Task to complete: Write out every line of the material exactly as it appears.

⟨

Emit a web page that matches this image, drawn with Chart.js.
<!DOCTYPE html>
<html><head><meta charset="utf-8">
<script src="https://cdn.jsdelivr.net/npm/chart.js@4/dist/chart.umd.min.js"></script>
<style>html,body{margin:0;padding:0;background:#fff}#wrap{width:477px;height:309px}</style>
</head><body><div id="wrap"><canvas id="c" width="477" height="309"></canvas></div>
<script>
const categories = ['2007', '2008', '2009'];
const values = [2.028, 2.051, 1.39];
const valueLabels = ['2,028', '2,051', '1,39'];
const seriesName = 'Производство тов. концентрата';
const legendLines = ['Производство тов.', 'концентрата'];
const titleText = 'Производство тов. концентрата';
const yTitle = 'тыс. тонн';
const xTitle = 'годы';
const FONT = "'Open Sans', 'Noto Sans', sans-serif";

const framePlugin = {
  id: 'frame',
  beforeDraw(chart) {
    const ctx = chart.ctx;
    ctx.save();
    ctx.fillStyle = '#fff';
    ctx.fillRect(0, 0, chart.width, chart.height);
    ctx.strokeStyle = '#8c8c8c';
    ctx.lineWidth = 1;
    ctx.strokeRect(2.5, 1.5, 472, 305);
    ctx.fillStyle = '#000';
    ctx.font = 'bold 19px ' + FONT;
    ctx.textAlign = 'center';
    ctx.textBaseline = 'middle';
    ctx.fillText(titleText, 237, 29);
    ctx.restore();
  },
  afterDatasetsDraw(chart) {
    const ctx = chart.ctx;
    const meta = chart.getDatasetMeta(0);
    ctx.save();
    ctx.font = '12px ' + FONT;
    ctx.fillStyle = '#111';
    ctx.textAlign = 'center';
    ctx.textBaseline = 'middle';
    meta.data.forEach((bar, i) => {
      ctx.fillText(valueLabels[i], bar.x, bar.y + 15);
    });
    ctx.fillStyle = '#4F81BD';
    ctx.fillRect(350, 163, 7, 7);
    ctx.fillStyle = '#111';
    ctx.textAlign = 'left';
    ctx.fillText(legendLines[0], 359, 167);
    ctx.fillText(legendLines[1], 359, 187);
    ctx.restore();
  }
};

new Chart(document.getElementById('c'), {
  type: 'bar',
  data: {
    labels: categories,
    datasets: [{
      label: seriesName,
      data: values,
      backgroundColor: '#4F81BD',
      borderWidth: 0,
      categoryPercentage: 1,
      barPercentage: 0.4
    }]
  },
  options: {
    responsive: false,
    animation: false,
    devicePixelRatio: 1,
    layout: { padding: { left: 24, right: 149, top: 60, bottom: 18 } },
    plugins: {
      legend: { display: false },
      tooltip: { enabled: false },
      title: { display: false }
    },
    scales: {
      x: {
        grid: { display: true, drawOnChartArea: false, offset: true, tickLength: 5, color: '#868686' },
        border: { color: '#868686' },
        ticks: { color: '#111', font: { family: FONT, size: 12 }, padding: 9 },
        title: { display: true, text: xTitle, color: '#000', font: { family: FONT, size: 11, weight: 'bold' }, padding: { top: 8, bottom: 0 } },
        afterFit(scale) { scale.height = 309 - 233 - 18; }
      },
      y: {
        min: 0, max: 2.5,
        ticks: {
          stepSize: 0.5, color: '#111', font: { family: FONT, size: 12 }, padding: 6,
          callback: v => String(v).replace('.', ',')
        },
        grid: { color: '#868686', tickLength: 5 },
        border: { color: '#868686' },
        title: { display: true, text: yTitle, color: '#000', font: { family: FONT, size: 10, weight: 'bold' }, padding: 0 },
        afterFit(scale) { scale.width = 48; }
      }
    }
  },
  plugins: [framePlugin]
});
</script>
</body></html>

⟩

Response to this task:
Emit a web page that matches this image, drawn with Chart.js.
<!DOCTYPE html>
<html><head><meta charset="utf-8">
<script src="https://cdn.jsdelivr.net/npm/chart.js@4/dist/chart.umd.min.js"></script>
<style>html,body{margin:0;padding:0;background:#fff}#wrap{width:477px;height:309px}</style>
</head><body><div id="wrap"><canvas id="c" width="477" height="309"></canvas></div>
<script>
const categories = ['2007', '2008', '2009'];
const values = [2.028, 2.051, 1.39];
const valueLabels = ['2,028', '2,051', '1,39'];
const seriesName = 'Производство тов. концентрата';
const legendLines = ['Производство тов.', 'концентрата'];
const titleText = 'Производство тов. концентрата';
const yTitle = 'тыс. тонн';
const xTitle = 'годы';
const FONT = "'Open Sans', 'Noto Sans', sans-serif";

const framePlugin = {
  id: 'frame',
  beforeDraw(chart) {
    const ctx = chart.ctx;
    ctx.save();
    ctx.fillStyle = '#fff';
    ctx.fillRect(0, 0, chart.width, chart.height);
    ctx.strokeStyle = '#8c8c8c';
    ctx.lineWidth = 1;
    ctx.strokeRect(2.5, 1.5, 472, 305);
    ctx.fillStyle = '#000';
    ctx.font = 'bold 19px ' + FONT;
    ctx.textAlign = 'center';
    ctx.textBaseline = 'middle';
    ctx.fillText(titleText, 237, 29);
    ctx.restore();
  },
  afterDatasetsDraw(chart) {
    const ctx = chart.ctx;
    const meta = chart.getDatasetMeta(0);
    ctx.save();
    ctx.font = '12px ' + FONT;
    ctx.fillStyle = '#111';
    ctx.textAlign = 'center';
    ctx.textBaseline = 'middle';
    meta.data.forEach((bar, i) => {
      ctx.fillText(valueLabels[i], bar.x, bar.y + 15);
    });
    ctx.fillStyle = '#4F81BD';
    ctx.fillRect(350, 163, 7, 7);
    ctx.fillStyle = '#111';
    ctx.textAlign = 'left';
    ctx.fillText(legendLines[0], 359, 167);
    ctx.fillText(legendLines[1], 359, 187);
    ctx.restore();
  }
};

new Chart(document.getElementById('c'), {
  type: 'bar',
  data: {
    labels: categories,
    datasets: [{
      label: seriesName,
      data: values,
      backgroundColor: '#4F81BD',
      borderWidth: 0,
      categoryPercentage: 1,
      barPercentage: 0.4
    }]
  },
  options: {
    responsive: false,
    animation: false,
    devicePixelRatio: 1,
    layout: { padding: { left: 24, right: 149, top: 60, bottom: 18 } },
    plugins: {
      legend: { display: false },
      tooltip: { enabled: false },
      title: { display: false }
    },
    scales: {
      x: {
        grid: { display: true, drawOnChartArea: false, offset: true, tickLength: 5, color: '#868686' },
        border: { color: '#868686' },
        ticks: { color: '#111', font: { family: FONT, size: 12 }, padding: 9 },
        title: { display: true, text: xTitle, color: '#000', font: { family: FONT, size: 11, weight: 'bold' }, padding: { top: 8, bottom: 0 } },
        afterFit(scale) { scale.height = 309 - 233 - 18; }
      },
      y: {
        min: 0, max: 2.5,
        ticks: {
          stepSize: 0.5, color: '#111', font: { family: FONT, size: 12 }, padding: 6,
          callback: v => String(v).replace('.', ',')
        },
        grid: { color: '#868686', tickLength: 5 },
        border: { color: '#868686' },
        title: { display: true, text: yTitle, color: '#000', font: { family: FONT, size: 10, weight: 'bold' }, padding: 0 },
        afterFit(scale) { scale.width = 48; }
      }
    }
  },
  plugins: [framePlugin]
});
</script>
</body></html>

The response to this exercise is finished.